#### Aim of the exercise
Return all the data below as it stands, minus the pictures.

+--

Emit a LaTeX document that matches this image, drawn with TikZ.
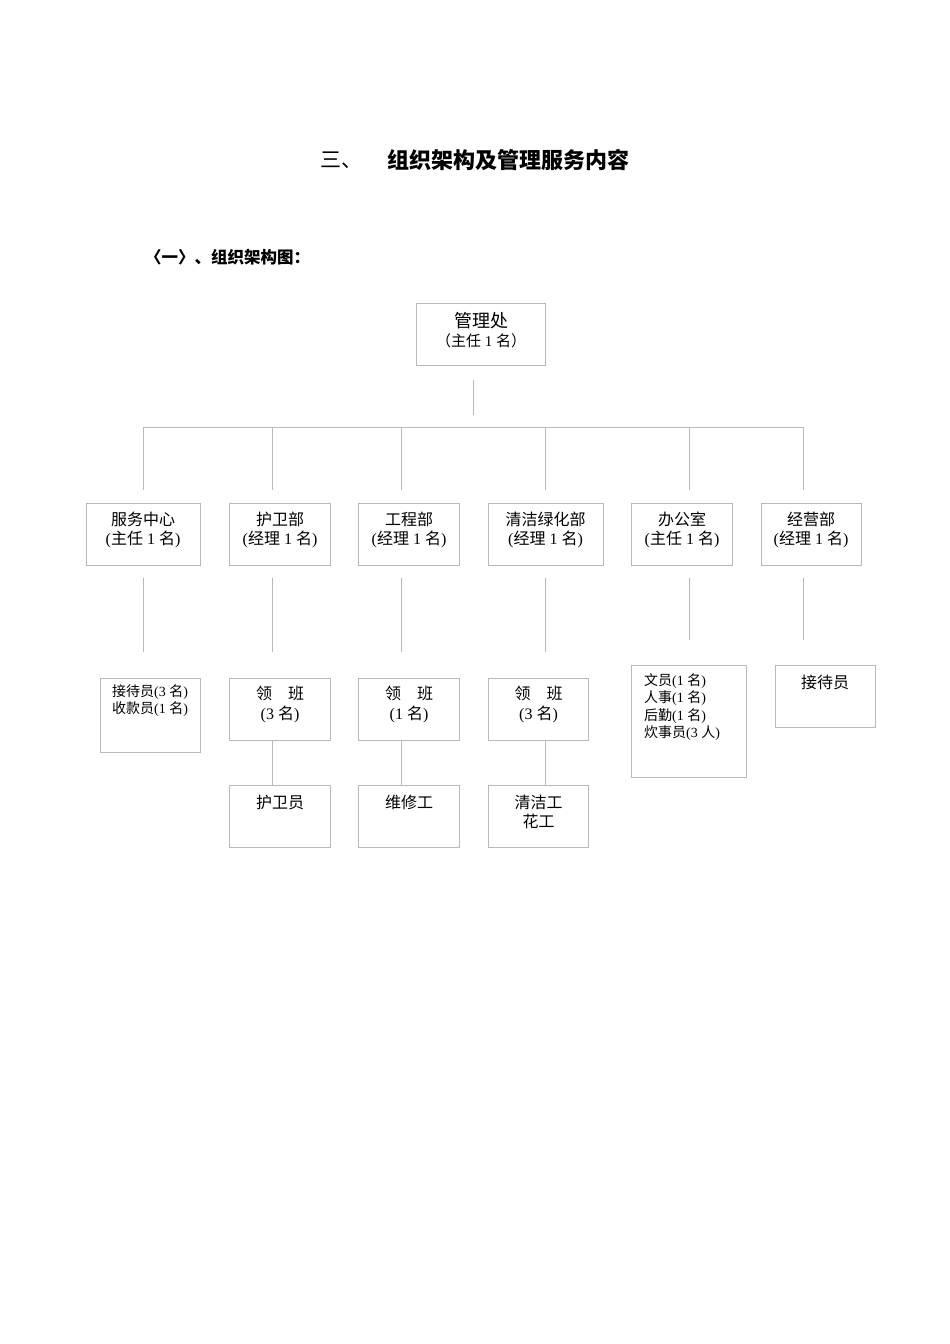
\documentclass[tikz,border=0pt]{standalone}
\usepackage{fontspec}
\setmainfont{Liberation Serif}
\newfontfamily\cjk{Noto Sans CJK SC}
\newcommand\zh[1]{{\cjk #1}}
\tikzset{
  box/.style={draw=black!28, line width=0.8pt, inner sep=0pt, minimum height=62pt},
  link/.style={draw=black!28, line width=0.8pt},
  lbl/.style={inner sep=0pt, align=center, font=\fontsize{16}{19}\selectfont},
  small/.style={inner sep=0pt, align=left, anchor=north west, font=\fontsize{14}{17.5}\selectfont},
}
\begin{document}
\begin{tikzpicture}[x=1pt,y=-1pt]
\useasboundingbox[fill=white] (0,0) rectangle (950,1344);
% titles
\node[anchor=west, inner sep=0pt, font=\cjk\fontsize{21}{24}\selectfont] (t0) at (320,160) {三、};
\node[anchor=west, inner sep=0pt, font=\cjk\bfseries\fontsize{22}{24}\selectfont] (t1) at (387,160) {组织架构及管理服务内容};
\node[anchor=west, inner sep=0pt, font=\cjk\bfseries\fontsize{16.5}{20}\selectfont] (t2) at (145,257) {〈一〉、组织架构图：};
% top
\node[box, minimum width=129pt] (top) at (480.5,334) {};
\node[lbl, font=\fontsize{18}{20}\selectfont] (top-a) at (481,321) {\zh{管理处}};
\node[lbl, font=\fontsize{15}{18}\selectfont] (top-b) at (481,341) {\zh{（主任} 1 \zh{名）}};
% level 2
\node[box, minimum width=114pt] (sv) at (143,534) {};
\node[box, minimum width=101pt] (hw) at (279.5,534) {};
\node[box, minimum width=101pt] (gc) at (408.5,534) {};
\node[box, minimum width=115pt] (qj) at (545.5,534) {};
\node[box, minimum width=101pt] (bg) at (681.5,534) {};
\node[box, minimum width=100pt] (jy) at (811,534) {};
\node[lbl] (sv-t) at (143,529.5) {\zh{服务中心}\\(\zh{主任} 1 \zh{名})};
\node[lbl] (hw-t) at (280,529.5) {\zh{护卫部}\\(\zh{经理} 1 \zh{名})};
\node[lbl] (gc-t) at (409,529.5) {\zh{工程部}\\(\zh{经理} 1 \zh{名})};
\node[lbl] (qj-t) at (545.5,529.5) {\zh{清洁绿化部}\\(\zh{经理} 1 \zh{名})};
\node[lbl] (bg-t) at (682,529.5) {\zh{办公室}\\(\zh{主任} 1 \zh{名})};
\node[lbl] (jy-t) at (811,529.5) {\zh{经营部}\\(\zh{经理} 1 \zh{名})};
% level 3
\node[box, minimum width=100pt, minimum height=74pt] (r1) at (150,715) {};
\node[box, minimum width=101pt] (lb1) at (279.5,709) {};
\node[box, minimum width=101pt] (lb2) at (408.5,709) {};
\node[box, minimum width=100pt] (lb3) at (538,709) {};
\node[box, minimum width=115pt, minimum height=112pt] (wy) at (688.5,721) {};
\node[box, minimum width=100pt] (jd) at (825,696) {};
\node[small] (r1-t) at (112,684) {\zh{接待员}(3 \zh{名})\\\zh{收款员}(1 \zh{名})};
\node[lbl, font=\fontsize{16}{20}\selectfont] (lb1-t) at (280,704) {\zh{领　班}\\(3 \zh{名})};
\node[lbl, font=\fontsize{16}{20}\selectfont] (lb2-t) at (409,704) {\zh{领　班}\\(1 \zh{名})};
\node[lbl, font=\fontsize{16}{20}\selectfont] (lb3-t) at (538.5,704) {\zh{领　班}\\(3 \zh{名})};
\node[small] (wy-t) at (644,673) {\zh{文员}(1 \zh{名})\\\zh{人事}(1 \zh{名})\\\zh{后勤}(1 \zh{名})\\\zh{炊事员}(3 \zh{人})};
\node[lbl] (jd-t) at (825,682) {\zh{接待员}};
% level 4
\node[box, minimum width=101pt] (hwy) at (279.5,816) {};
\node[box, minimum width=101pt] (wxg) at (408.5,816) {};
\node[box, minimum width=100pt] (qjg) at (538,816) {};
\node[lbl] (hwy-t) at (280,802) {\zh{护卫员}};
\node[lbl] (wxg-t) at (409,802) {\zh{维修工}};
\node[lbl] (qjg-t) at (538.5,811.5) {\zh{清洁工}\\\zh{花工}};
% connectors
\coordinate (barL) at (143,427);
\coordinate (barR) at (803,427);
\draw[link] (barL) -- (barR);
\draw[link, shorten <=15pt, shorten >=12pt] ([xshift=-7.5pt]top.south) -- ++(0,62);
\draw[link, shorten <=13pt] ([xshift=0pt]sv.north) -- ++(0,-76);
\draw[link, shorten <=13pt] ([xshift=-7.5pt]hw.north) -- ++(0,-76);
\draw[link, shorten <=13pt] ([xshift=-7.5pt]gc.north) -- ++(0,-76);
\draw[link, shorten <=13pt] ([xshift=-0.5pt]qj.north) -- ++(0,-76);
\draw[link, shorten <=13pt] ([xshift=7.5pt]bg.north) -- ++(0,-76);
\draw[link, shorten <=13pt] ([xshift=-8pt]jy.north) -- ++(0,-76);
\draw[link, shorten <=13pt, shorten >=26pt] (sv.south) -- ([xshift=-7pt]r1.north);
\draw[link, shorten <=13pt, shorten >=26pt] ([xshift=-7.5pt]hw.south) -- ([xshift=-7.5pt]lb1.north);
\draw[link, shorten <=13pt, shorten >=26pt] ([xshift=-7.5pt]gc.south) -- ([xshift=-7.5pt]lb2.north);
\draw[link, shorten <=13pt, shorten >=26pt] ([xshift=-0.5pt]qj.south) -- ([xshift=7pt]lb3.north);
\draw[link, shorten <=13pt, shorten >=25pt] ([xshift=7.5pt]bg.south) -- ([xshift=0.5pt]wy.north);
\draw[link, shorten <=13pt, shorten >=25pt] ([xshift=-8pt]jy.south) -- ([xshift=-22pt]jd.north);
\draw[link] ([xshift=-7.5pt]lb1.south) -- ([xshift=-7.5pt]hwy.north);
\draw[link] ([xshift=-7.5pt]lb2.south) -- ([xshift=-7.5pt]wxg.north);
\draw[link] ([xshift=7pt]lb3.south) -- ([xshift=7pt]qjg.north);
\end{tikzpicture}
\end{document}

+--

#### Solution
Emit a LaTeX document that matches this image, drawn with TikZ.
\documentclass[tikz,border=0pt]{standalone}
\usepackage{fontspec}
\setmainfont{Liberation Serif}
\newfontfamily\cjk{Noto Sans CJK SC}
\newcommand\zh[1]{{\cjk #1}}
\tikzset{
  box/.style={draw=black!28, line width=0.8pt, inner sep=0pt, minimum height=62pt},
  link/.style={draw=black!28, line width=0.8pt},
  lbl/.style={inner sep=0pt, align=center, font=\fontsize{16}{19}\selectfont},
  small/.style={inner sep=0pt, align=left, anchor=north west, font=\fontsize{14}{17.5}\selectfont},
}
\begin{document}
\begin{tikzpicture}[x=1pt,y=-1pt]
\useasboundingbox[fill=white] (0,0) rectangle (950,1344);
% titles
\node[anchor=west, inner sep=0pt, font=\cjk\fontsize{21}{24}\selectfont] (t0) at (320,160) {三、};
\node[anchor=west, inner sep=0pt, font=\cjk\bfseries\fontsize{22}{24}\selectfont] (t1) at (387,160) {组织架构及管理服务内容};
\node[anchor=west, inner sep=0pt, font=\cjk\bfseries\fontsize{16.5}{20}\selectfont] (t2) at (145,257) {〈一〉、组织架构图：};
% top
\node[box, minimum width=129pt] (top) at (480.5,334) {};
\node[lbl, font=\fontsize{18}{20}\selectfont] (top-a) at (481,321) {\zh{管理处}};
\node[lbl, font=\fontsize{15}{18}\selectfont] (top-b) at (481,341) {\zh{（主任} 1 \zh{名）}};
% level 2
\node[box, minimum width=114pt] (sv) at (143,534) {};
\node[box, minimum width=101pt] (hw) at (279.5,534) {};
\node[box, minimum width=101pt] (gc) at (408.5,534) {};
\node[box, minimum width=115pt] (qj) at (545.5,534) {};
\node[box, minimum width=101pt] (bg) at (681.5,534) {};
\node[box, minimum width=100pt] (jy) at (811,534) {};
\node[lbl] (sv-t) at (143,529.5) {\zh{服务中心}\\(\zh{主任} 1 \zh{名})};
\node[lbl] (hw-t) at (280,529.5) {\zh{护卫部}\\(\zh{经理} 1 \zh{名})};
\node[lbl] (gc-t) at (409,529.5) {\zh{工程部}\\(\zh{经理} 1 \zh{名})};
\node[lbl] (qj-t) at (545.5,529.5) {\zh{清洁绿化部}\\(\zh{经理} 1 \zh{名})};
\node[lbl] (bg-t) at (682,529.5) {\zh{办公室}\\(\zh{主任} 1 \zh{名})};
\node[lbl] (jy-t) at (811,529.5) {\zh{经营部}\\(\zh{经理} 1 \zh{名})};
% level 3
\node[box, minimum width=100pt, minimum height=74pt] (r1) at (150,715) {};
\node[box, minimum width=101pt] (lb1) at (279.5,709) {};
\node[box, minimum width=101pt] (lb2) at (408.5,709) {};
\node[box, minimum width=100pt] (lb3) at (538,709) {};
\node[box, minimum width=115pt, minimum height=112pt] (wy) at (688.5,721) {};
\node[box, minimum width=100pt] (jd) at (825,696) {};
\node[small] (r1-t) at (112,684) {\zh{接待员}(3 \zh{名})\\\zh{收款员}(1 \zh{名})};
\node[lbl, font=\fontsize{16}{20}\selectfont] (lb1-t) at (280,704) {\zh{领　班}\\(3 \zh{名})};
\node[lbl, font=\fontsize{16}{20}\selectfont] (lb2-t) at (409,704) {\zh{领　班}\\(1 \zh{名})};
\node[lbl, font=\fontsize{16}{20}\selectfont] (lb3-t) at (538.5,704) {\zh{领　班}\\(3 \zh{名})};
\node[small] (wy-t) at (644,673) {\zh{文员}(1 \zh{名})\\\zh{人事}(1 \zh{名})\\\zh{后勤}(1 \zh{名})\\\zh{炊事员}(3 \zh{人})};
\node[lbl] (jd-t) at (825,682) {\zh{接待员}};
% level 4
\node[box, minimum width=101pt] (hwy) at (279.5,816) {};
\node[box, minimum width=101pt] (wxg) at (408.5,816) {};
\node[box, minimum width=100pt] (qjg) at (538,816) {};
\node[lbl] (hwy-t) at (280,802) {\zh{护卫员}};
\node[lbl] (wxg-t) at (409,802) {\zh{维修工}};
\node[lbl] (qjg-t) at (538.5,811.5) {\zh{清洁工}\\\zh{花工}};
% connectors
\coordinate (barL) at (143,427);
\coordinate (barR) at (803,427);
\draw[link] (barL) -- (barR);
\draw[link, shorten <=15pt, shorten >=12pt] ([xshift=-7.5pt]top.south) -- ++(0,62);
\draw[link, shorten <=13pt] ([xshift=0pt]sv.north) -- ++(0,-76);
\draw[link, shorten <=13pt] ([xshift=-7.5pt]hw.north) -- ++(0,-76);
\draw[link, shorten <=13pt] ([xshift=-7.5pt]gc.north) -- ++(0,-76);
\draw[link, shorten <=13pt] ([xshift=-0.5pt]qj.north) -- ++(0,-76);
\draw[link, shorten <=13pt] ([xshift=7.5pt]bg.north) -- ++(0,-76);
\draw[link, shorten <=13pt] ([xshift=-8pt]jy.north) -- ++(0,-76);
\draw[link, shorten <=13pt, shorten >=26pt] (sv.south) -- ([xshift=-7pt]r1.north);
\draw[link, shorten <=13pt, shorten >=26pt] ([xshift=-7.5pt]hw.south) -- ([xshift=-7.5pt]lb1.north);
\draw[link, shorten <=13pt, shorten >=26pt] ([xshift=-7.5pt]gc.south) -- ([xshift=-7.5pt]lb2.north);
\draw[link, shorten <=13pt, shorten >=26pt] ([xshift=-0.5pt]qj.south) -- ([xshift=7pt]lb3.north);
\draw[link, shorten <=13pt, shorten >=25pt] ([xshift=7.5pt]bg.south) -- ([xshift=0.5pt]wy.north);
\draw[link, shorten <=13pt, shorten >=25pt] ([xshift=-8pt]jy.south) -- ([xshift=-22pt]jd.north);
\draw[link] ([xshift=-7.5pt]lb1.south) -- ([xshift=-7.5pt]hwy.north);
\draw[link] ([xshift=-7.5pt]lb2.south) -- ([xshift=-7.5pt]wxg.north);
\draw[link] ([xshift=7pt]lb3.south) -- ([xshift=7pt]qjg.north);
\end{tikzpicture}
\end{document}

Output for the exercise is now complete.